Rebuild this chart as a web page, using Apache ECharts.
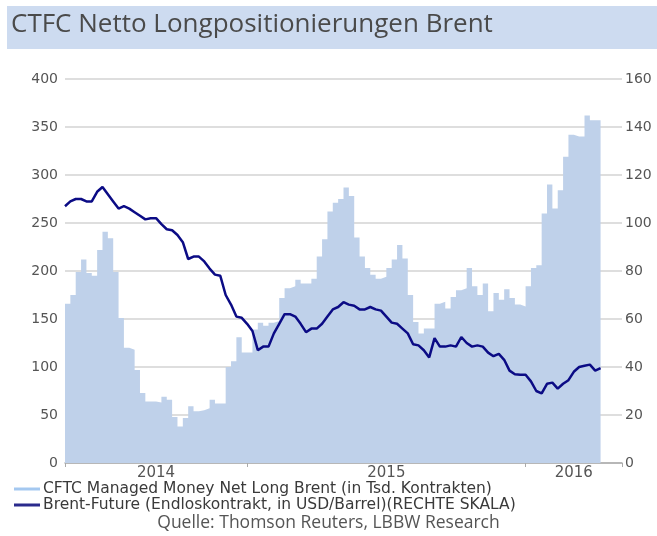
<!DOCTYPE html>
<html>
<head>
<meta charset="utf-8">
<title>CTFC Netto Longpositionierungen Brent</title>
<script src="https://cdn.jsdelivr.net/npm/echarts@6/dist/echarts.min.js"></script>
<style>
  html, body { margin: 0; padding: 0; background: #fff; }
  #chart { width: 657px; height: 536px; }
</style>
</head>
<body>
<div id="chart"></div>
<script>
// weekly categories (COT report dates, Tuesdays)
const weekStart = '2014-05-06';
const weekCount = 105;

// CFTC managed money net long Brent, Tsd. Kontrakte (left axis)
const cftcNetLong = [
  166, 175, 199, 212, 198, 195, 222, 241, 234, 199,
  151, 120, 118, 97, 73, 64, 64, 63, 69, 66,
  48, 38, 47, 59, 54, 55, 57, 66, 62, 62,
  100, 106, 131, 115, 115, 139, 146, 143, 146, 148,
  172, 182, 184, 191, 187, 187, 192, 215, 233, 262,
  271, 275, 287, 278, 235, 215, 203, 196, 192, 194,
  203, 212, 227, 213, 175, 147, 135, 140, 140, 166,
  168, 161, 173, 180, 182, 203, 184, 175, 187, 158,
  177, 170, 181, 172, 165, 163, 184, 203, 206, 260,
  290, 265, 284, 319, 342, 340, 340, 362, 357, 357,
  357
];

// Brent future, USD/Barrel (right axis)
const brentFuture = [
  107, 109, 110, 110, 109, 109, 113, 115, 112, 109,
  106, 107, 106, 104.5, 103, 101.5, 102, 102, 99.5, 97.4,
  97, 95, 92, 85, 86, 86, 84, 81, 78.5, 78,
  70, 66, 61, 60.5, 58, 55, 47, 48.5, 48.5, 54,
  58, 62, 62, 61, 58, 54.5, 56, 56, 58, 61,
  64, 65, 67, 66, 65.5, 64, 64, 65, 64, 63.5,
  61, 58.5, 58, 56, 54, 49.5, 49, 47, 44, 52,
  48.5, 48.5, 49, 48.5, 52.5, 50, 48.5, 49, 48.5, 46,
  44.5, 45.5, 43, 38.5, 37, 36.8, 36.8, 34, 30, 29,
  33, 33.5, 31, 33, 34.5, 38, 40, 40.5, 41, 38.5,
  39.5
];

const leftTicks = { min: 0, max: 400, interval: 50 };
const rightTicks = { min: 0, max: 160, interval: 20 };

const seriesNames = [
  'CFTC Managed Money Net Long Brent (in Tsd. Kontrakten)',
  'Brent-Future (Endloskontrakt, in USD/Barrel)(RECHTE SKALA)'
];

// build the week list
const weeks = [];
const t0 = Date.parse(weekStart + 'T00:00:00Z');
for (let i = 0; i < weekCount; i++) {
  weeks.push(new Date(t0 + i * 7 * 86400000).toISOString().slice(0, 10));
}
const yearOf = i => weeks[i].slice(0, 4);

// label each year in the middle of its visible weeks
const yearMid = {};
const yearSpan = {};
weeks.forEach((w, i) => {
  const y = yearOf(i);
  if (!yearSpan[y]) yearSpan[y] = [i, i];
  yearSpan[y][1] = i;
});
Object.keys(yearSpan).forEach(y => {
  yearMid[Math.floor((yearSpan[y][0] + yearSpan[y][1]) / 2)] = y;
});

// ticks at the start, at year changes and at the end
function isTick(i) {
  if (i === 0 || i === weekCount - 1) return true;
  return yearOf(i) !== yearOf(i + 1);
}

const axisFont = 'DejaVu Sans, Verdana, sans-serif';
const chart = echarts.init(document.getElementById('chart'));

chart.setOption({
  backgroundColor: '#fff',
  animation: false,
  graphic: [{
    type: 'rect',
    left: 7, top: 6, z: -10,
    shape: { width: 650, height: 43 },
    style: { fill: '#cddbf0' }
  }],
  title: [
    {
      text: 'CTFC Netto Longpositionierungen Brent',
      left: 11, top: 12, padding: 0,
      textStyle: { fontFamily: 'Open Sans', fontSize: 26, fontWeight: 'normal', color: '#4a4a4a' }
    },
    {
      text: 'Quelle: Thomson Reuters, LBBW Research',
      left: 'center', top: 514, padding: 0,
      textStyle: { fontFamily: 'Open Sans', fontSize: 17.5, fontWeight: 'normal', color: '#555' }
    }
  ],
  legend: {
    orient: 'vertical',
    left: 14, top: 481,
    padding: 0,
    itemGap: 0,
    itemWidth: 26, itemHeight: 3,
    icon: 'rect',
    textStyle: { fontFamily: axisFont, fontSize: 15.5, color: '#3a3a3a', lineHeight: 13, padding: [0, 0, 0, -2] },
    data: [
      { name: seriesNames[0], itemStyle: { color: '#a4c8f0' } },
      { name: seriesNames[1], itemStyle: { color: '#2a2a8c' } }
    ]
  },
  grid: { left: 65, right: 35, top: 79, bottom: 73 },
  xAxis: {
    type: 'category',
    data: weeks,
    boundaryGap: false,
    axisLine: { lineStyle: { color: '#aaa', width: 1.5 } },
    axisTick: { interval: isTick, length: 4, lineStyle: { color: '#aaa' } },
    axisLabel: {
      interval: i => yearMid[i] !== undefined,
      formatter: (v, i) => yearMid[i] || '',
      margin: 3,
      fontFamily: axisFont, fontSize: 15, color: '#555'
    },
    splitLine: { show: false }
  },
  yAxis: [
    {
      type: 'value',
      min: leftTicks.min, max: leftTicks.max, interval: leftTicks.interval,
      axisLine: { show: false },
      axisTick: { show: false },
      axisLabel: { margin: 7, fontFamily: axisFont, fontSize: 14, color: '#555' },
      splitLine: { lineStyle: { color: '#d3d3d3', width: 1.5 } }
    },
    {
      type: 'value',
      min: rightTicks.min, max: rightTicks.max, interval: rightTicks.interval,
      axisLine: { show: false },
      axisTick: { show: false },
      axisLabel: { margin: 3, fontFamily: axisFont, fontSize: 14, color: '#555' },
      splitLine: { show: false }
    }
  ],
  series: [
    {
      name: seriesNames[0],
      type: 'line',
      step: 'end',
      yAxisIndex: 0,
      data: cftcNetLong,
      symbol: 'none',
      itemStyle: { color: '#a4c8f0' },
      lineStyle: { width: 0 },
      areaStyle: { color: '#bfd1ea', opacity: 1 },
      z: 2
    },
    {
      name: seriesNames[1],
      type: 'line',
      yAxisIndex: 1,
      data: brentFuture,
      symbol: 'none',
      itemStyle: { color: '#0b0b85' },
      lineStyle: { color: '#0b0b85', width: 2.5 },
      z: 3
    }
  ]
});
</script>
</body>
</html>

Required work. Starting at the first line of the material, output exactly the lines up to and including the one with "const weekCount = 105;". Do not include the pictures.

Solution.
Rebuild this chart as a web page, using Apache ECharts.
<!DOCTYPE html>
<html>
<head>
<meta charset="utf-8">
<title>CTFC Netto Longpositionierungen Brent</title>
<script src="https://cdn.jsdelivr.net/npm/echarts@6/dist/echarts.min.js"></script>
<style>
  html, body { margin: 0; padding: 0; background: #fff; }
  #chart { width: 657px; height: 536px; }
</style>
</head>
<body>
<div id="chart"></div>
<script>
// weekly categories (COT report dates, Tuesdays)
const weekStart = '2014-05-06';
const weekCount = 105;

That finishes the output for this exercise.